## [Dataset section]
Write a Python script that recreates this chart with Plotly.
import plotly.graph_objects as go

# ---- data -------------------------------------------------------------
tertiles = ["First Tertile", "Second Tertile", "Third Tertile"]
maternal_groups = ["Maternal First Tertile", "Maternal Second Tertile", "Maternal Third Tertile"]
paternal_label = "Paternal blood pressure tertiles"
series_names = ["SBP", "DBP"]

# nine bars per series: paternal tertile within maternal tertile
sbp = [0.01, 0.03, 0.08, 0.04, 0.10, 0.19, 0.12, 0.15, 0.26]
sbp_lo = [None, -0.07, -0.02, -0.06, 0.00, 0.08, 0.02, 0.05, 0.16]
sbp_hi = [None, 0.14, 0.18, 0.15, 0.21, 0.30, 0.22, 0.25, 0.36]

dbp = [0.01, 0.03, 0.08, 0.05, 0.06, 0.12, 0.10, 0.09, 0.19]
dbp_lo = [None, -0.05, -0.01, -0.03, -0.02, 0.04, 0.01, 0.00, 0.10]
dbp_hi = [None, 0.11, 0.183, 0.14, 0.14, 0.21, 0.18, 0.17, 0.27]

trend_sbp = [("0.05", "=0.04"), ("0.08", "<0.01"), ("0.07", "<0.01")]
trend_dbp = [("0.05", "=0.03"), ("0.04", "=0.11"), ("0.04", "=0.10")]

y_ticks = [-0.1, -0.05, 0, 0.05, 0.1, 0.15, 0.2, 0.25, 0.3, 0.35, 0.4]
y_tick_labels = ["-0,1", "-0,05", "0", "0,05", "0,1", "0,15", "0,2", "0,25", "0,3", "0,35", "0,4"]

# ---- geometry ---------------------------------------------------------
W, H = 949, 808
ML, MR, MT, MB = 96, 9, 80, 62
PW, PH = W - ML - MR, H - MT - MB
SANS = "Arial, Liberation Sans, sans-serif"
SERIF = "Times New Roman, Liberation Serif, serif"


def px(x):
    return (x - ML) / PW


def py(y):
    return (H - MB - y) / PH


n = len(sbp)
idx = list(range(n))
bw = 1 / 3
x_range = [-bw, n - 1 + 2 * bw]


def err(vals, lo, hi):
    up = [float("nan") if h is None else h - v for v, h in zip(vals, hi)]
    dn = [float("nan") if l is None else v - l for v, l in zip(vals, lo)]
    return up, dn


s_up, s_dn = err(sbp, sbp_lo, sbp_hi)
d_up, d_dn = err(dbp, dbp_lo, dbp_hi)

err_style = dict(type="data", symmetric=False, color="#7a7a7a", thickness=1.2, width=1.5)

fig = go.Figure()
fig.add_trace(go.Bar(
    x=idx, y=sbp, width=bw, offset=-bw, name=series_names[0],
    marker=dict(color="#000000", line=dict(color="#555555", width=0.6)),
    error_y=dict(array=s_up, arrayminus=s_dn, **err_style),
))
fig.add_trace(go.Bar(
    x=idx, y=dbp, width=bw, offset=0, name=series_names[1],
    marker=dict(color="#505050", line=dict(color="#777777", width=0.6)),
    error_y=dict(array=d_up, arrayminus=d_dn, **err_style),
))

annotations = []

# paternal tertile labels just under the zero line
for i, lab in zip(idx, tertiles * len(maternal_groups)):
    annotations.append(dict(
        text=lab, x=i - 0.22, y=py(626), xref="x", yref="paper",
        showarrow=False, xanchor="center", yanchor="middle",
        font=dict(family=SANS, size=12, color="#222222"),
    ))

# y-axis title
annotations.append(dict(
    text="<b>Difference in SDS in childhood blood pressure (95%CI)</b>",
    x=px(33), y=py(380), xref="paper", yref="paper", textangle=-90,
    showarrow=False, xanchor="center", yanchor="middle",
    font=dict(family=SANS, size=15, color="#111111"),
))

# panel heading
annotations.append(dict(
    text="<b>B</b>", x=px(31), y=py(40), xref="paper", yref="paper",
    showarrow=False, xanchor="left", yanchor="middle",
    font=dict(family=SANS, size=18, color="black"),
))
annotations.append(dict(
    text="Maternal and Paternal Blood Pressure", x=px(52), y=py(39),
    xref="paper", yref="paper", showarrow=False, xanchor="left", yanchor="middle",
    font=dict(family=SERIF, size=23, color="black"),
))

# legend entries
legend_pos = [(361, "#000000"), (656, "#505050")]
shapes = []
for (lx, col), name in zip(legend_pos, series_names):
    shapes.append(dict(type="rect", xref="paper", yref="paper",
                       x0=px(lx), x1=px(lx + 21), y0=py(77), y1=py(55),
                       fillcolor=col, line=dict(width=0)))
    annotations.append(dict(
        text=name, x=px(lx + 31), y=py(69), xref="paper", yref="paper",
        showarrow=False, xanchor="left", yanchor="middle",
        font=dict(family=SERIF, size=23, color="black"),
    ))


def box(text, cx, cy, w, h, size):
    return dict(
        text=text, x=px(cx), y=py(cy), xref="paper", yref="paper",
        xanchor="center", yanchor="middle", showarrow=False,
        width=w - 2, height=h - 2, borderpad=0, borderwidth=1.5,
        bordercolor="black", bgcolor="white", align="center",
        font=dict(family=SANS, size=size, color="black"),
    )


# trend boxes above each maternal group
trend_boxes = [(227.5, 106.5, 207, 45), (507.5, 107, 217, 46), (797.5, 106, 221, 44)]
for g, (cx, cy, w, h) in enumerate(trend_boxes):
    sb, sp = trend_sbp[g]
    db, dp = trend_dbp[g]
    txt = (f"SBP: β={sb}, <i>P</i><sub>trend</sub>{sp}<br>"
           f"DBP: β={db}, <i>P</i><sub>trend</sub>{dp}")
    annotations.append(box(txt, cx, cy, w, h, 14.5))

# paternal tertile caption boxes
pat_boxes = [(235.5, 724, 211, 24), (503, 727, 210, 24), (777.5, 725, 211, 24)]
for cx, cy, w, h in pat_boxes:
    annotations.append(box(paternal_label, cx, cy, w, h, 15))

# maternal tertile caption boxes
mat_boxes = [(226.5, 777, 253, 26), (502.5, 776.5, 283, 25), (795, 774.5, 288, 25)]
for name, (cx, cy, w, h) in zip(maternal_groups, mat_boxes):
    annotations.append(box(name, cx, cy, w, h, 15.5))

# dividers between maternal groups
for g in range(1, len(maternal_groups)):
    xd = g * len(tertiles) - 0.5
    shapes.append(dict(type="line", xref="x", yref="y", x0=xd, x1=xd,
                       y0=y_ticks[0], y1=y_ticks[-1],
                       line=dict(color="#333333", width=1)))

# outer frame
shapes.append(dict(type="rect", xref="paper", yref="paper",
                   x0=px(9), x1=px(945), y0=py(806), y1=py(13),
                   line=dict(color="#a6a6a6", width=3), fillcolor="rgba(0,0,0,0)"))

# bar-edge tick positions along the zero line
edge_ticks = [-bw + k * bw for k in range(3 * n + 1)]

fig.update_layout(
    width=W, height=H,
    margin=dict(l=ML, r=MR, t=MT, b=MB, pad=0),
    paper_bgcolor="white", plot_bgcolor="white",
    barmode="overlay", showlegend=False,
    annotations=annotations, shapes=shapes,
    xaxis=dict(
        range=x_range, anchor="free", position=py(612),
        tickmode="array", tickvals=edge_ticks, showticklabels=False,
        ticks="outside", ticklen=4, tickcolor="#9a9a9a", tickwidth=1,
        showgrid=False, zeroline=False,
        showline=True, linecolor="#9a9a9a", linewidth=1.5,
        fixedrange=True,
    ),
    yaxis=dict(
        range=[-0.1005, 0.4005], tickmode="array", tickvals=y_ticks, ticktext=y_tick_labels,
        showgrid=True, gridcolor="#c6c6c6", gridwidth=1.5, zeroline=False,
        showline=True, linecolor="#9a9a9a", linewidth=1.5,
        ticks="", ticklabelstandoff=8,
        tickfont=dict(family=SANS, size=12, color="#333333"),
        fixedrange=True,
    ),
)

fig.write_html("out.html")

## [Your instructions]
Beginning at the first line above, repeat exactly until the line containing "sbp_hi = [None, 0.14, 0.18, 0.15, 0.21, 0.30, 0.22, 0.25, 0.36]", which is included.

## [Final result]
Write a Python script that recreates this chart with Plotly.
import plotly.graph_objects as go

# ---- data -------------------------------------------------------------
tertiles = ["First Tertile", "Second Tertile", "Third Tertile"]
maternal_groups = ["Maternal First Tertile", "Maternal Second Tertile", "Maternal Third Tertile"]
paternal_label = "Paternal blood pressure tertiles"
series_names = ["SBP", "DBP"]

# nine bars per series: paternal tertile within maternal tertile
sbp = [0.01, 0.03, 0.08, 0.04, 0.10, 0.19, 0.12, 0.15, 0.26]
sbp_lo = [None, -0.07, -0.02, -0.06, 0.00, 0.08, 0.02, 0.05, 0.16]
sbp_hi = [None, 0.14, 0.18, 0.15, 0.21, 0.30, 0.22, 0.25, 0.36]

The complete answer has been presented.